No matter when it happens in life, being disabled can be a very testing experience. To be blunt, the world really isn’t built with disability in mind, and while a great deal of effort is being put into changing that, a lot remains still to do. If you’ve previously been non-disabled and suddenly have to cope with the loss of that status, it can be tough to deal with for a whole range of other reasons.
Not being able to do things that you had previously taken for granted can result in an experience that is functionally identical to grief. It is not something that you’ll just “get over”, and the process of adjustment is going to make substantial demands on you. It’s a good idea to accept that this is the case, and to start making your plans for how you navigate the world that you’re going to see from a whole new perspective.
Accept that you’ll have negative emotions, and process them
It is possible to acknowledge that becoming disabled isn’t the end of the world, and that you can have a wonderful life as a disabled person, and at the same time still feel anger and frustration at being placed in this new position. It would be unusual not to have some negative emotions and stress about the experience, and one of the most important steps you can take is to acknowledge those emotions, give them validity, and work through them. Ignoring a negative emotion simply means it will fester, and you don’t need that right now. Or ever.
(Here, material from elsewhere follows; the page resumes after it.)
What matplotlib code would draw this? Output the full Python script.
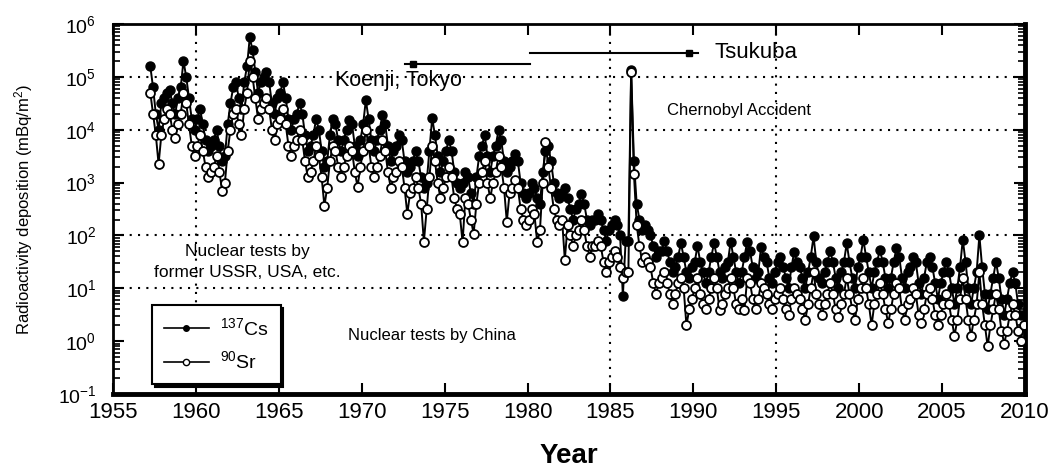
import numpy as np
import matplotlib.pyplot as plt
from matplotlib.lines import Line2D

plt.rcParams['font.family'] = ['Liberation Sans', 'DejaVu Sans']
plt.rcParams['mathtext.fontset'] = 'custom'
plt.rcParams['mathtext.rm'] = 'Liberation Sans'
plt.rcParams['mathtext.it'] = 'Liberation Sans:italic'
plt.rcParams['mathtext.bf'] = 'Liberation Sans:bold'

# log10 of deposition (mBq/m2), six values per year (bi-monthly)
# first row of the 1950s starts in spring 1957
cs_1950s = [
    [5.2, 4.8, 4.3, 4.0, 4.5],
    [4.6, 4.7, 4.75, 4.5, 4.3, 4.6],
    [4.8, 5.3, 5.0, 4.6, 4.2, 4.0],
]
cs_1960s = [
    [4.2, 4.4, 4.1, 3.8, 3.6, 3.7],
    [3.8, 4.0, 3.7, 3.4, 3.5, 4.1],
    [4.5, 4.8, 4.9, 4.6, 4.4, 4.9],
    [5.2, 5.75, 5.5, 5.1, 4.7, 4.9],
    [5.0, 5.1, 4.9, 4.5, 4.3, 4.6],
    [4.7, 4.9, 4.6, 4.2, 4.0, 4.2],
    [4.3, 4.5, 4.3, 3.9, 3.6, 3.7],
    [3.9, 4.2, 4.0, 3.6, 3.3, 3.4],
    [3.9, 4.2, 4.1, 3.8, 3.6, 3.8],
    [4.0, 4.18, 4.1, 3.7, 3.5, 3.8],
]
cs_1970s = [
    [4.1, 4.56, 4.2, 3.8, 3.6, 3.8],
    [4.0, 4.28, 4.1, 3.7, 3.4, 3.6],
    [3.7, 3.9, 3.8, 3.4, 3.2, 3.3],
    [3.4, 3.6, 3.4, 3.1, 2.9, 3.0],
    [3.6, 4.22, 3.9, 3.5, 3.2, 3.4],
    [3.6, 3.8, 3.6, 3.2, 3.0, 2.9],
    [3.0, 3.2, 3.1, 2.8, 2.6, 3.1],
    [3.5, 3.7, 3.9, 3.5, 3.2, 3.5],
    [3.7, 3.99, 3.8, 3.4, 3.2, 3.3],
    [3.4, 3.55, 3.4, 3.0, 2.8, 2.7],
]
cs_1980s = [
    [2.8, 3.0, 2.9, 2.7, 2.6, 3.2],
    [3.6, 3.7, 3.4, 3.0, 2.8, 2.7],
    [2.8, 2.9, 2.7, 2.5, 2.3, 2.5],
    [2.6, 2.78, 2.6, 2.3, 2.2, 2.3],
    [2.3, 2.4, 2.3, 2.1, 1.9, 2.1],
    [2.2, 2.3, 2.2, 2.0, 0.85, 1.9],
    [1.9, 5.13, 3.4, 2.6, 2.3, 2.1],
    [2.2, 2.1, 2.0, 1.8, 1.6, 1.7],
    [1.7, 1.9, 1.7, 1.5, 1.3, 1.4],
    [1.6, 1.85, 1.6, 1.3, 1.2, 1.4],
]
cs_1990s = [
    [1.5, 1.8, 1.5, 1.3, 1.1, 1.3],
    [1.6, 1.85, 1.6, 1.3, 1.2, 1.4],
    [1.5, 1.88, 1.6, 1.3, 1.1, 1.3],
    [1.6, 1.88, 1.7, 1.4, 1.2, 1.3],
    [1.78, 1.6, 1.5, 1.2, 1.1, 1.3],
    [1.5, 1.6, 1.4, 1.2, 1.0, 1.4],
    [1.69, 1.5, 1.4, 1.2, 1.0, 1.3],
    [1.6, 1.98, 1.5, 1.2, 1.1, 1.3],
    [1.5, 1.7, 1.5, 1.2, 1.0, 1.3],
    [1.5, 1.85, 1.5, 1.2, 1.0, 1.4],
]
cs_2000s = [
    [1.6, 1.92, 1.6, 1.3, 1.0, 1.3],
    [1.5, 1.73, 1.5, 1.2, 1.0, 1.2],
    [1.5, 1.76, 1.6, 1.2, 1.0, 1.3],
    [1.4, 1.6, 1.5, 1.1, 0.9, 1.2],
    [1.5, 1.6, 1.4, 1.1, 0.8, 1.1],
    [1.3, 1.5, 1.3, 1.0, 0.7, 1.0],
    [1.4, 1.92, 1.5, 1.0, 0.7, 1.0],
    [1.3, 2.0, 1.4, 0.9, 0.6, 0.9],
    [1.2, 1.5, 1.2, 0.8, 0.5, 0.8],
    [1.1, 1.3, 1.1, 0.7, 0.5, 0.5],
]

sr_1950s = [
    [4.7, 4.3, 3.9, 3.35, 3.9],
    [4.2, 4.4, 4.3, 4.0, 3.85, 4.1],
    [4.3, 4.7, 4.5, 4.1, 3.7, 3.5],
]
sr_1960s = [
    [3.7, 3.9, 3.6, 3.3, 3.1, 3.2],
    [3.3, 3.5, 3.2, 2.85, 3.0, 3.6],
    [4.0, 4.3, 4.4, 4.1, 3.9, 4.4],
    [4.7, 5.3, 5.0, 4.6, 4.2, 4.4],
    [4.5, 4.6, 4.4, 4.0, 3.8, 4.1],
    [4.2, 4.4, 4.1, 3.7, 3.5, 3.7],
    [3.8, 4.0, 3.8, 3.4, 3.1, 3.2],
    [3.4, 3.7, 3.5, 3.1, 2.56, 2.9],
    [3.4, 3.7, 3.6, 3.3, 3.11, 3.3],
    [3.5, 3.7, 3.6, 3.2, 2.92, 3.3],
]
sr_1970s = [
    [3.6, 4.0, 3.7, 3.3, 3.1, 3.3],
    [3.5, 3.8, 3.6, 3.2, 2.9, 3.1],
    [3.2, 3.4, 3.3, 2.9, 2.41, 2.8],
    [2.9, 3.1, 2.9, 2.6, 1.88, 2.5],
    [3.1, 3.7, 3.4, 3.0, 2.7, 2.9],
    [3.1, 3.3, 3.1, 2.7, 2.5, 2.4],
    [1.87, 2.7, 2.6, 2.3, 2.03, 2.6],
    [3.0, 3.2, 3.4, 3.0, 2.7, 3.0],
    [3.2, 3.5, 3.3, 2.9, 2.26, 2.8],
    [2.9, 3.05, 2.9, 2.5, 2.3, 2.2],
]
sr_1980s = [
    [2.3, 2.5, 2.4, 1.87, 2.1, 3.0],
    [3.77, 3.3, 2.9, 2.5, 2.3, 2.2],
    [2.3, 1.54, 2.2, 2.0, 1.8, 2.0],
    [2.1, 2.3, 2.1, 1.8, 1.6, 1.8],
    [1.8, 1.9, 1.8, 1.5, 1.3, 1.5],
    [1.6, 1.7, 1.6, 1.4, 1.2, 1.3],
    [1.3, 5.1, 3.17, 2.2, 1.8, 1.5],
    [1.6, 1.5, 1.4, 1.1, 0.9, 1.1],
    [1.2, 1.3, 1.1, 0.9, 0.7, 0.9],
    [1.1, 1.2, 1.0, 0.3, 0.6, 0.8],
]
sr_1990s = [
    [1.0, 1.2, 0.9, 0.7, 0.6, 0.8],
    [1.0, 1.2, 1.0, 0.59, 0.7, 0.9],
    [1.0, 1.2, 1.0, 0.7, 0.6, 0.8],
    [0.59, 1.2, 1.1, 0.8, 0.6, 0.8],
    [1.1, 1.0, 0.9, 0.7, 0.6, 0.8],
    [0.9, 1.0, 0.8, 0.6, 0.5, 0.8],
    [1.0, 0.9, 0.8, 0.6, 0.40, 0.7],
    [1.0, 1.3, 0.9, 0.7, 0.5, 0.7],
    [0.9, 1.1, 0.9, 0.6, 0.45, 0.7],
    [0.9, 1.2, 0.9, 0.6, 0.4, 0.8],
]
sr_2000s = [
    [1.0, 1.2, 1.0, 0.7, 0.3, 0.7],
    [0.9, 1.1, 0.9, 0.6, 0.35, 0.6],
    [0.9, 1.1, 1.0, 0.6, 0.4, 0.7],
    [0.8, 1.0, 0.9, 0.5, 0.35, 0.6],
    [0.9, 1.0, 0.8, 0.5, 0.3, 0.5],
    [0.7, 0.9, 0.7, 0.4, 0.1, 0.4],
    [0.8, 1.2, 0.8, 0.4, 0.1, 0.4],
    [0.7, 1.3, 0.7, 0.3, -0.1, 0.3],
    [0.6, 0.9, 0.6, 0.2, -0.05, 0.2],
    [0.5, 0.7, 0.5, 0.2, 0.0, 0.3],
]


def series(first_year, decades):
    t, v = [], []
    year = first_year
    for dec in decades:
        for row in dec:
            off = 6 - len(row)
            for k, val in enumerate(row):
                t.append(year + (k + off + 0.5) / 6.0)
                v.append(10 ** val)
            year += 1
    return np.array(t), np.array(v)


t_cs, cs = series(1957, [cs_1950s, cs_1960s, cs_1970s, cs_1980s, cs_1990s, cs_2000s])
t_sr, sr = series(1957, [sr_1950s, sr_1960s, sr_1970s, sr_1980s, sr_1990s, sr_2000s])

fig = plt.figure(figsize=(10.52, 4.70), dpi=100)
ax = fig.add_axes([0.1074, 0.1617, 0.8669, 0.7872])

ax.plot(t_cs, cs, '-', color='k', lw=1.4, marker='o', ms=6.5, mfc='k', mec='k', zorder=3)
ax.plot(t_sr, sr, '-', color='k', lw=1.4, marker='o', ms=6.4, mfc='white', mec='k', mew=1.3, zorder=4)

ax.set_yscale('log')
ax.set_xlim(1955, 2010)
ax.set_ylim(1e-1, 1e6)
ax.set_xticks(np.arange(1955, 2011, 5))
ax.tick_params(axis='both', which='both', direction='in', top=True, right=True)
ax.tick_params(axis='x', which='major', length=8, width=1.5, labelsize=16, pad=6)
ax.tick_params(axis='y', which='major', length=8, width=1.5, labelsize=14, pad=12)
ax.tick_params(axis='y', which='minor', length=5, width=1.2)
ax.tick_params(axis='x', which='minor', bottom=False, top=False)

for side, w in [('left', 2), ('top', 2), ('right', 3.5), ('bottom', 3.5)]:
    ax.spines[side].set_linewidth(w)

# dotted reference lines
dot = dict(color='k', lw=1.5, ls=(0, (1, 3)), zorder=1)
for yv in [1e5, 1e4, 1e2]:
    ax.axhline(yv, **dot)
ax.axhline(10, xmin=0, xmax=30 / 55, **dot)
for xv in [1960, 1985, 1995]:
    ax.axvline(xv, **dot)

# station periods
ax.plot([1980.15, 1990.3], [10 ** 5.457] * 2, color='k', lw=1.5)
ax.plot([1989.74], [10 ** 5.457], 's', color='k', ms=4)
ax.plot([1972.6, 1980.15], [10 ** 5.238] * 2, color='k', lw=1.5)
ax.plot([1973.12], [10 ** 5.238], 's', color='k', ms=4)
ax.text(1991.3, 10 ** 5.46, 'Tsukuba', fontsize=16, ha='left', va='center')
ax.text(1968.4, 10 ** 4.94, 'Koenji, Tokyo', fontsize=15.5, ha='left', va='center')
ax.text(1988.4, 10 ** 4.37, 'Chernobyl Accident', fontsize=12, ha='left', va='center')
ax.text(1963.08, 10 ** 1.687, 'Nuclear tests by', fontsize=12.5, ha='center', va='center')
ax.text(1963.08, 10 ** 1.29, 'former USSR, USA, etc.', fontsize=12.5, ha='center', va='center')
ax.text(1969.17, 10 ** 0.098, 'Nuclear tests by China', fontsize=12, ha='left', va='center')

ax.set_xlabel('Year', fontsize=20, fontweight='bold', labelpad=14)
ax.set_ylabel('Radioactivity deposition (mBq/m$^2$)', fontsize=12, labelpad=16)

handles = [
    Line2D([], [], color='k', lw=1.2, marker='o', ms=4, mfc='k', mec='k'),
    Line2D([], [], color='k', lw=1.2, marker='o', ms=4.5, mfc='white', mec='k'),
]
leg = ax.legend(handles, ['$^{137}$Cs', '$^{90}$Sr'], loc='lower left',
                bbox_to_anchor=(0.043, 0.027), borderaxespad=0, fontsize=14,
                frameon=True, fancybox=False, shadow={'color': 'k', 'alpha': 1},
                edgecolor='k', handlelength=2.3, borderpad=0.6, labelspacing=0.6,
                handletextpad=0.6)
leg.get_frame().set_linewidth(1.5)
leg.set_zorder(10)

fig.savefig('out.png', dpi=100)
Explore the help that is available to you
When you become disabled, it is likely that you will be entitled to some means of support to help you adjust and live the life you want to live. You should not feel at any point as though it is wrong, or somehow beneath you, to accept the help and support that is on offer. You deserve it, and it will help you get on with life sooner and more completely. From hearing aids and disability assistance for people with hearing loss, to home adjustments for wheelchair users, and any other kind of support, judge everything on the basis of how it will improve your current situation, and don’t be ashamed to take it.
Wrap up the past
If you’ve recently become disabled, it’s going to be very tempting to think of everything in terms of endings, and how things were in the “before time”. In fact, it’s going to be more or less unavoidable. So you owe it to yourself to wrap things up, perhaps to say goodbye to the things you can no longer do so that you can explore the things you can do. If you have become disabled as the result of an accident, it may include bringing legal action in order to be compensated for what has been taken from you. Leave as few loose ends as you can, so there is less temptation to tug on them when you’re five years down the road.
Becoming disabled is always a shock to the system, and it’s normal to feel all sorts of things about it. The important thing is to take your chance to get used to it and process it in your own time.